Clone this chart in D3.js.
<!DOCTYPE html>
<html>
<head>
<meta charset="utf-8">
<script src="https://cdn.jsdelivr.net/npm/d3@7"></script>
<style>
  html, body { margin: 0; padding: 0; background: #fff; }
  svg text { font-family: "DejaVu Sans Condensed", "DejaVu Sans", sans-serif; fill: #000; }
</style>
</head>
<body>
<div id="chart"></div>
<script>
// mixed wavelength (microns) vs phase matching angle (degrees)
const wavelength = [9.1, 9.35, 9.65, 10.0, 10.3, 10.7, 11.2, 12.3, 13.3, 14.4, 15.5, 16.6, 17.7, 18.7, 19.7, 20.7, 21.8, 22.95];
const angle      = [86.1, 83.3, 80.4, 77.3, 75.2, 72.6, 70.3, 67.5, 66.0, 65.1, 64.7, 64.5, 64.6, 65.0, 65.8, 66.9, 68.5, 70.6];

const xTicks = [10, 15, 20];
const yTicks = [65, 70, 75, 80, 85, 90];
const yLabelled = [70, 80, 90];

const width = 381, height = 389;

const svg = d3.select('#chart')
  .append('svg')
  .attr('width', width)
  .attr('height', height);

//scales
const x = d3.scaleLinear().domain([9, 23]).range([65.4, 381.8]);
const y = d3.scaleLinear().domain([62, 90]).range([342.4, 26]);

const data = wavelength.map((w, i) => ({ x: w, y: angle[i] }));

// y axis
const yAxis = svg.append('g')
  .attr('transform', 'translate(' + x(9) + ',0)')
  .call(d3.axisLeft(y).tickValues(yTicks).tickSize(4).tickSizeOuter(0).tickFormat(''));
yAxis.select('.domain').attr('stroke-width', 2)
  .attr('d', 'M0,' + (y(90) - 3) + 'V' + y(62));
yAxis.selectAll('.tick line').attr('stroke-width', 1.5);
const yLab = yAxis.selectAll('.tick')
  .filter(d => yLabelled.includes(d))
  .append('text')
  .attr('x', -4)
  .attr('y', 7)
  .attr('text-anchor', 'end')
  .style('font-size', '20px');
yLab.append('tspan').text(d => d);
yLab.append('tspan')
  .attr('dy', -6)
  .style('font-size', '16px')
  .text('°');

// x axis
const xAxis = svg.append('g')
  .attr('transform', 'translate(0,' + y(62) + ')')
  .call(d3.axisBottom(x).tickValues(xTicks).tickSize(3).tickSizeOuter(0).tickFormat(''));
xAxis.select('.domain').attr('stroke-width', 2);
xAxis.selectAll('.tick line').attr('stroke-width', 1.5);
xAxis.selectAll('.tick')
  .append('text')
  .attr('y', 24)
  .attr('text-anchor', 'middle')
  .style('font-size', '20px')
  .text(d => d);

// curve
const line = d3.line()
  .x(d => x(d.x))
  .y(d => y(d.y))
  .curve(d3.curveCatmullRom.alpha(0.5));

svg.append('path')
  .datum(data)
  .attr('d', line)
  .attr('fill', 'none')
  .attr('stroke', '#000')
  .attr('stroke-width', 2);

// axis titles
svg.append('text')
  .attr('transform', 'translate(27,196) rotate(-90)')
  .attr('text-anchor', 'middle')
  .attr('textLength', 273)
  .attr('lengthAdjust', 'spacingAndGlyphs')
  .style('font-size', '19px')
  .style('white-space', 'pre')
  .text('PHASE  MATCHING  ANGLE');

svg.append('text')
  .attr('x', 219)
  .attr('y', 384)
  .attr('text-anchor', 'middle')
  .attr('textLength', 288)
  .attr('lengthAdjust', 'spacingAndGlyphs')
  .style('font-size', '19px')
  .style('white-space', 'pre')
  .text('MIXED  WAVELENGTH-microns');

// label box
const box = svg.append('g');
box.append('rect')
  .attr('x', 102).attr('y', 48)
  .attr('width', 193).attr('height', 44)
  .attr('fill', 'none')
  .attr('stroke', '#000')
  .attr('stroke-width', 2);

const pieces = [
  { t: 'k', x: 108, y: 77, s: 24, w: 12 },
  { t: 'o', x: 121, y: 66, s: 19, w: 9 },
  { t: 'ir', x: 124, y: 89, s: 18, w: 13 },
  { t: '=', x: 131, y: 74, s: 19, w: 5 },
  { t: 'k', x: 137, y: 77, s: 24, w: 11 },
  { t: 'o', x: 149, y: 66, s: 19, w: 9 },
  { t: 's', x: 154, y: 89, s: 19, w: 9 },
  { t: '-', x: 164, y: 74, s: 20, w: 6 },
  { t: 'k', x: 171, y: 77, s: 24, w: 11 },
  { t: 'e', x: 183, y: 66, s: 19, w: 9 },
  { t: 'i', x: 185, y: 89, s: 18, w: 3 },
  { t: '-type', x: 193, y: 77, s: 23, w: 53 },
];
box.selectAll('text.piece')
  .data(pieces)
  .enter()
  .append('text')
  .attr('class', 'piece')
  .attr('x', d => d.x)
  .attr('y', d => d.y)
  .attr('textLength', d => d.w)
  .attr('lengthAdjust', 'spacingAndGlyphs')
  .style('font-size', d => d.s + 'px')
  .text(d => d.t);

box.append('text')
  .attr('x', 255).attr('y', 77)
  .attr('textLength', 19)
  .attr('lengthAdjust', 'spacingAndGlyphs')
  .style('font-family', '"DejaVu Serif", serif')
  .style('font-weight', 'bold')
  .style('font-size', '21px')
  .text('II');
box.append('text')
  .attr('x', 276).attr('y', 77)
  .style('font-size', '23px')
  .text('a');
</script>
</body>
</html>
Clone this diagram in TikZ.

- _PROBLEM REQUIREMENTS_
The records above are to be copied in full, exactly as written.

- _RESULT OF THIS EXERCISE_
Clone this chart in D3.js.
<!DOCTYPE html>
<html>
<head>
<meta charset="utf-8">
<script src="https://cdn.jsdelivr.net/npm/d3@7"></script>
<style>
  html, body { margin: 0; padding: 0; background: #fff; }
  svg text { font-family: "DejaVu Sans Condensed", "DejaVu Sans", sans-serif; fill: #000; }
</style>
</head>
<body>
<div id="chart"></div>
<script>
// mixed wavelength (microns) vs phase matching angle (degrees)
const wavelength = [9.1, 9.35, 9.65, 10.0, 10.3, 10.7, 11.2, 12.3, 13.3, 14.4, 15.5, 16.6, 17.7, 18.7, 19.7, 20.7, 21.8, 22.95];
const angle      = [86.1, 83.3, 80.4, 77.3, 75.2, 72.6, 70.3, 67.5, 66.0, 65.1, 64.7, 64.5, 64.6, 65.0, 65.8, 66.9, 68.5, 70.6];

const xTicks = [10, 15, 20];
const yTicks = [65, 70, 75, 80, 85, 90];
const yLabelled = [70, 80, 90];

const width = 381, height = 389;

const svg = d3.select('#chart')
  .append('svg')
  .attr('width', width)
  .attr('height', height);

//scales
const x = d3.scaleLinear().domain([9, 23]).range([65.4, 381.8]);
const y = d3.scaleLinear().domain([62, 90]).range([342.4, 26]);

const data = wavelength.map((w, i) => ({ x: w, y: angle[i] }));

// y axis
const yAxis = svg.append('g')
  .attr('transform', 'translate(' + x(9) + ',0)')
  .call(d3.axisLeft(y).tickValues(yTicks).tickSize(4).tickSizeOuter(0).tickFormat(''));
yAxis.select('.domain').attr('stroke-width', 2)
  .attr('d', 'M0,' + (y(90) - 3) + 'V' + y(62));
yAxis.selectAll('.tick line').attr('stroke-width', 1.5);
const yLab = yAxis.selectAll('.tick')
  .filter(d => yLabelled.includes(d))
  .append('text')
  .attr('x', -4)
  .attr('y', 7)
  .attr('text-anchor', 'end')
  .style('font-size', '20px');
yLab.append('tspan').text(d => d);
yLab.append('tspan')
  .attr('dy', -6)
  .style('font-size', '16px')
  .text('°');

// x axis
const xAxis = svg.append('g')
  .attr('transform', 'translate(0,' + y(62) + ')')
  .call(d3.axisBottom(x).tickValues(xTicks).tickSize(3).tickSizeOuter(0).tickFormat(''));
xAxis.select('.domain').attr('stroke-width', 2);
xAxis.selectAll('.tick line').attr('stroke-width', 1.5);
xAxis.selectAll('.tick')
  .append('text')
  .attr('y', 24)
  .attr('text-anchor', 'middle')
  .style('font-size', '20px')
  .text(d => d);

// curve
const line = d3.line()
  .x(d => x(d.x))
  .y(d => y(d.y))
  .curve(d3.curveCatmullRom.alpha(0.5));

svg.append('path')
  .datum(data)
  .attr('d', line)
  .attr('fill', 'none')
  .attr('stroke', '#000')
  .attr('stroke-width', 2);

// axis titles
svg.append('text')
  .attr('transform', 'translate(27,196) rotate(-90)')
  .attr('text-anchor', 'middle')
  .attr('textLength', 273)
  .attr('lengthAdjust', 'spacingAndGlyphs')
  .style('font-size', '19px')
  .style('white-space', 'pre')
  .text('PHASE  MATCHING  ANGLE');

svg.append('text')
  .attr('x', 219)
  .attr('y', 384)
  .attr('text-anchor', 'middle')
  .attr('textLength', 288)
  .attr('lengthAdjust', 'spacingAndGlyphs')
  .style('font-size', '19px')
  .style('white-space', 'pre')
  .text('MIXED  WAVELENGTH-microns');

// label box
const box = svg.append('g');
box.append('rect')
  .attr('x', 102).attr('y', 48)
  .attr('width', 193).attr('height', 44)
  .attr('fill', 'none')
  .attr('stroke', '#000')
  .attr('stroke-width', 2);

const pieces = [
  { t: 'k', x: 108, y: 77, s: 24, w: 12 },
  { t: 'o', x: 121, y: 66, s: 19, w: 9 },
  { t: 'ir', x: 124, y: 89, s: 18, w: 13 },
  { t: '=', x: 131, y: 74, s: 19, w: 5 },
  { t: 'k', x: 137, y: 77, s: 24, w: 11 },
  { t: 'o', x: 149, y: 66, s: 19, w: 9 },
  { t: 's', x: 154, y: 89, s: 19, w: 9 },
  { t: '-', x: 164, y: 74, s: 20, w: 6 },
  { t: 'k', x: 171, y: 77, s: 24, w: 11 },
  { t: 'e', x: 183, y: 66, s: 19, w: 9 },
  { t: 'i', x: 185, y: 89, s: 18, w: 3 },
  { t: '-type', x: 193, y: 77, s: 23, w: 53 },
];
box.selectAll('text.piece')
  .data(pieces)
  .enter()
  .append('text')
  .attr('class', 'piece')
  .attr('x', d => d.x)
  .attr('y', d => d.y)
  .attr('textLength', d => d.w)
  .attr('lengthAdjust', 'spacingAndGlyphs')
  .style('font-size', d => d.s + 'px')
  .text(d => d.t);

box.append('text')
  .attr('x', 255).attr('y', 77)
  .attr('textLength', 19)
  .attr('lengthAdjust', 'spacingAndGlyphs')
  .style('font-family', '"DejaVu Serif", serif')
  .style('font-weight', 'bold')
  .style('font-size', '21px')
  .text('II');
box.append('text')
  .attr('x', 276).attr('y', 77)
  .style('font-size', '23px')
  .text('a');
</script>
</body>
</html>
Clone this diagram in TikZ.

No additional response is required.